The histograms for the last five minutes of logged data are available as CSV per
dimension at http://host:port/state/v1/metrics/histograms.
In the example, that would include the estimated total hit counts for queries, grouped by language.
The underlying implementation of the histograms is HdrHistogram,
and the CSV is simply what that library generates itself.
Container Metrics
A few metrics are emitted with under multiple names, for compatibility with different metrics frameworks.
Generic Container Metrics
These metrics are output for the server as a whole and are not specific to HTTP.
Metric name
Description
serverStartedMillis
Time since server started
mem.heap.total
Total heap size
mem.heap.free
Free heap size
mem.heap.used
Used heap size
Thread Pool Metrics
Metrics for the container thread pools.
The jdisc.thread_pool.* metrics have a dimension threadpool with thread pool name,
e.g default-pool for the container's default thread pool.
See Container Tuning for details.
Metric name
Description
jdisc.thread_pool.size
Size of the thread pool
jdisc.thread_pool.active_threads
Number of threads that are active
jdisc.thread_pool.max_allowed_size
The maximum allowed number of threads in the pool
jdisc.thread_pool.rejected_tasks
Number of tasks rejected by the thread pool
jdisc.thread_pool.unhandled_exceptions
Number of exceptions thrown by tasks
jdisc.thread_pool.work_queue.capacity
Capacity of the task queue
jdisc.thread_pool.work_queue.size
Size of the task queue
jdisc.http.jetty.threadpool.thread.max
Jetty thread pool: configured maximum number of threads
jdisc.http.jetty.threadpool.thread.min
Jetty thread pool: configured minimum number of threads
jdisc.http.jetty.threadpool.thread.reserved
Jetty thread pool: configured number of reserved threads or -1 for heuristic
jdisc.http.jetty.threadpool.thread.busy
Jetty thread pool: number of threads executing internal and transient jobs
jdisc.http.jetty.threadpool.thread.total
Jetty thread pool: current number of threads
jdisc.http.jetty.threadpool.queue.size
Jetty thread pool: current size of the job queue
HTTP Specific Metrics
These are metrics specific for HTTP.
Those metrics that are specific to a connector will have a dimension containing the TCP listen port.
Metric name
Description
jdisc.http.requests.status
Number of requests to the built-in status handler
http.status.1xx
Number of responses with a 1xx status
http.status.2xx
Number of responses with a 2xx status
http.status.3xx
Number of responses with a 3xx status
http.status.4xx
Number of responses with a 4xx status
http.status.5xx
Number of responses with a 5xx status
serverNumConnections
The total number of connections opened
serverNumOpenConnections
The current number of open connections
serverConnectionsOpenMax
The max number of open connections
serverConnectionDurationMean, -Max, -StdDev
The mean/max/stddev of connection duration in ms
serverNumRequests, jdisc.http.requests
Number of requests received by the connector
serverNumSuccessfulResponses
Number of successful responses sent by the connector
serverNumFailedResponses
Number of error responses sent by the connector
serverNumSuccessfulResponseWrites
Number of HTTP response chunks that have been successfully written to the network.
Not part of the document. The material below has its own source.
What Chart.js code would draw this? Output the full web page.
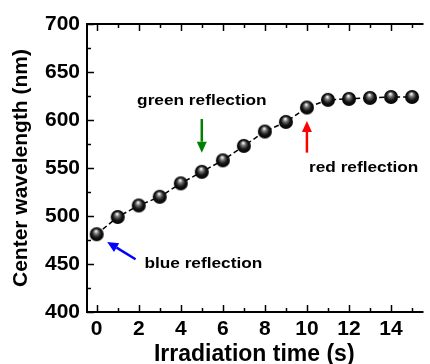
<!DOCTYPE html>
<html>
<head>
<meta charset="utf-8">
<script src="https://cdn.jsdelivr.net/npm/chart.js@4.4.0/dist/chart.umd.min.js"></script>
<style>
  html, body { margin: 0; padding: 0; background: #fff; }
  #wrap { width: 430px; height: 364px; }
</style>
</head>
<body>
<div id="wrap"><canvas id="chart"></canvas></div>
<script>
// data
const timeSec = [0, 1, 2, 3, 4, 5, 6, 7, 8, 9, 10, 11, 12, 13, 14, 15];
const wavelengthNm = [481, 499, 511, 520, 534, 546, 558, 573, 588, 598, 613, 621, 622, 623, 624, 624];
const xTickValues = [0, 2, 4, 6, 8, 10, 12, 14];
const yTickValues = [400, 450, 500, 550, 600, 650, 700];

// annotations in data coordinates: text, and arrows [tailX, tailY, tipX, tipY]
const noteTexts = ['green reflection', 'red reflection', 'blue reflection'];
const noteColors = ['#008000', '#ff0000', '#0000ff'];
const noteTextPos = [[5.0, 620, 'center'], [10.1, 550, 'left'], [2.27, 450, 'left']];
const noteArrows = [[5, 601, 5, 566], [10, 566, 10, 599], [1.85, 455, 0.5, 473]];

const FONT = 'Liberation Sans, Arial, sans-serif';

// shiny black ball used as point marker
function makeBall(r) {
  const c = document.createElement('canvas');
  c.width = c.height = r * 2 + 2;
  const g = c.getContext('2d');
  const cx = r + 1, cy = r + 1;
  const grad = g.createRadialGradient(cx - r * 0.1, cy - r * 0.45, 0.5, cx, cy, r);
  grad.addColorStop(0, '#f0f0f0');
  grad.addColorStop(0.28, '#707070');
  grad.addColorStop(0.62, '#161616');
  grad.addColorStop(1, '#000');
  g.fillStyle = grad;
  g.beginPath();
  g.arc(cx, cy, r, 0, Math.PI * 2);
  g.fill();
  return c;
}
const ball = makeBall(7);

// inward ticks, frame lines and the coloured notes
const framePlugin = {
  id: 'frame',
  afterDatasetsDraw(chart) {
    const ctx = chart.ctx;
    const a = chart.chartArea;
    const xs = chart.scales.x, ys = chart.scales.y;
    ctx.save();
    ctx.strokeStyle = '#000';
    ctx.lineWidth = 2;
    ctx.beginPath();
    ctx.moveTo(a.left, a.bottom); ctx.lineTo(a.left, a.top); ctx.lineTo(a.right + 2, a.top);
    ctx.moveTo(a.left - 1, a.bottom); ctx.lineTo(a.right + 2, a.bottom);
    ctx.stroke();

    ctx.lineWidth = 1.5;
    ctx.beginPath();
    for (let v = 0; v <= 15; v++) {
      const px = Math.round(xs.getPixelForValue(v)) + 0.5;
      const len = v % 2 === 0 ? 7 : 4;
      ctx.moveTo(px, a.bottom); ctx.lineTo(px, a.bottom - len);
      ctx.moveTo(px, a.top); ctx.lineTo(px, a.top + len);
    }
    for (let v = 400; v <= 700; v += 25) {
      const py = Math.round(ys.getPixelForValue(v)) + 0.5;
      const len = v % 50 === 0 ? 7 : 4;
      ctx.moveTo(a.left, py); ctx.lineTo(a.left + len, py);
    }
    ctx.stroke();

    // note text is a bit wide in the original, so stretch it sideways
    const sx = 1.15;
    ctx.font = 'bold 15px ' + FONT;
    ctx.textBaseline = 'middle';
    ctx.fillStyle = '#000';
    noteTexts.forEach((t, i) => {
      const p = noteTextPos[i];
      const px = xs.getPixelForValue(p[0]), py = ys.getPixelForValue(p[1]);
      ctx.save();
      ctx.translate(px, py);
      ctx.scale(sx, 1);
      ctx.textAlign = p[2];
      ctx.fillText(t, 0, 0);
      ctx.restore();
    });

    noteArrows.forEach((ar, i) => {
      const x1 = xs.getPixelForValue(ar[0]), y1 = ys.getPixelForValue(ar[1]);
      const x2 = xs.getPixelForValue(ar[2]), y2 = ys.getPixelForValue(ar[3]);
      const ang = Math.atan2(y2 - y1, x2 - x1);
      const hl = 11, hw = 5;
      const bx = x2 - hl * Math.cos(ang), by = y2 - hl * Math.sin(ang);
      ctx.strokeStyle = noteColors[i];
      ctx.fillStyle = noteColors[i];
      ctx.lineWidth = 2.5;
      ctx.beginPath();
      ctx.moveTo(x1, y1); ctx.lineTo(bx, by);
      ctx.stroke();
      ctx.beginPath();
      ctx.moveTo(x2, y2);
      ctx.lineTo(bx + hw * Math.sin(ang), by - hw * Math.cos(ang));
      ctx.lineTo(bx - hw * Math.sin(ang), by + hw * Math.cos(ang));
      ctx.closePath();
      ctx.fill();
    });
    ctx.restore();
  }
};

new Chart(document.getElementById('chart'), {
  type: 'line',
  data: {
    labels: timeSec,
    datasets: [{
      data: timeSec.map((t, i) => ({ x: t, y: wavelengthNm[i] })),
      borderColor: '#000',
      borderWidth: 1.5,
      borderDash: [5, 3],
      pointStyle: ball,
      pointRadius: 7,
      tension: 0,
      clip: false
    }]
  },
  options: {
    responsive: true,
    maintainAspectRatio: false,
    animation: false,
    events: [],
    layout: { padding: { top: 24, right: 0, left: 0, bottom: 0 } },
    plugins: { legend: { display: false }, tooltip: { enabled: false } },
    scales: {
      x: {
        type: 'linear',
        min: -0.46,
        max: 15.45,
        afterBuildTicks: s => { s.ticks = xTickValues.map(v => ({ value: v })); },
        afterFit: s => { s.height = 52; },
        grid: { display: false, drawTicks: false },
        border: { display: false },
        ticks: { color: '#000', padding: 5, font: { family: FONT, size: 21, weight: 'bold' } },
        title: {
          display: true, text: 'Irradiation time (s)', color: '#000',
          padding: { top: 0, bottom: 0 },
          font: { family: FONT, size: 23, weight: 'bold', lineHeight: 0.8 }
        }
      },
      y: {
        min: 400,
        max: 700,
        afterBuildTicks: s => { s.ticks = yTickValues.map(v => ({ value: v })); },
        afterFit: s => { s.width = 87; },
        grid: { display: false, drawTicks: false },
        border: { display: false },
        ticks: { color: '#000', padding: 7, font: { family: FONT, size: 21, weight: 'bold' } },
        title: {
          display: true, text: 'Center wavelength (nm)', color: '#000',
          padding: { top: 11, bottom: 0 },
          font: { family: FONT, size: 21, weight: 'bold', lineHeight: 1 }
        }
      }
    }
  },
  plugins: [framePlugin]
});
</script>
</body>
</html>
serverNumFailedResponseWrites
Number of HTTP response chunks that have not been successfully written to the network,
due to some kind of I/O error.
serverBytesReceived
Number of bytes the connector has received
serverBytesSent
Number of bytes the connector has sent
serverTimeToFirstByte
Time to first byte of response body is sent
serverTotalSuccessfulResponseLatency
Time to complete successful responses
serverTotalFailedResponseLatency
Time to complete failed responses
/state/v1/health
Per-process health status is found at http://host:port/state/v1/health
The Health API is most commonly used for heartbeating. Example:
{"status":{"code":"up","message":"Everything ok here"}}
Assume status down if the page cannot be downloaded.
Containers with the query API enabled return initializing
while waiting for content nodes to start (see
example).
up means that the service is fully up.
The message part is optional - it is normally empty if the service is up,
while it is set to a textual reason for why it is unavailable, if that is the case.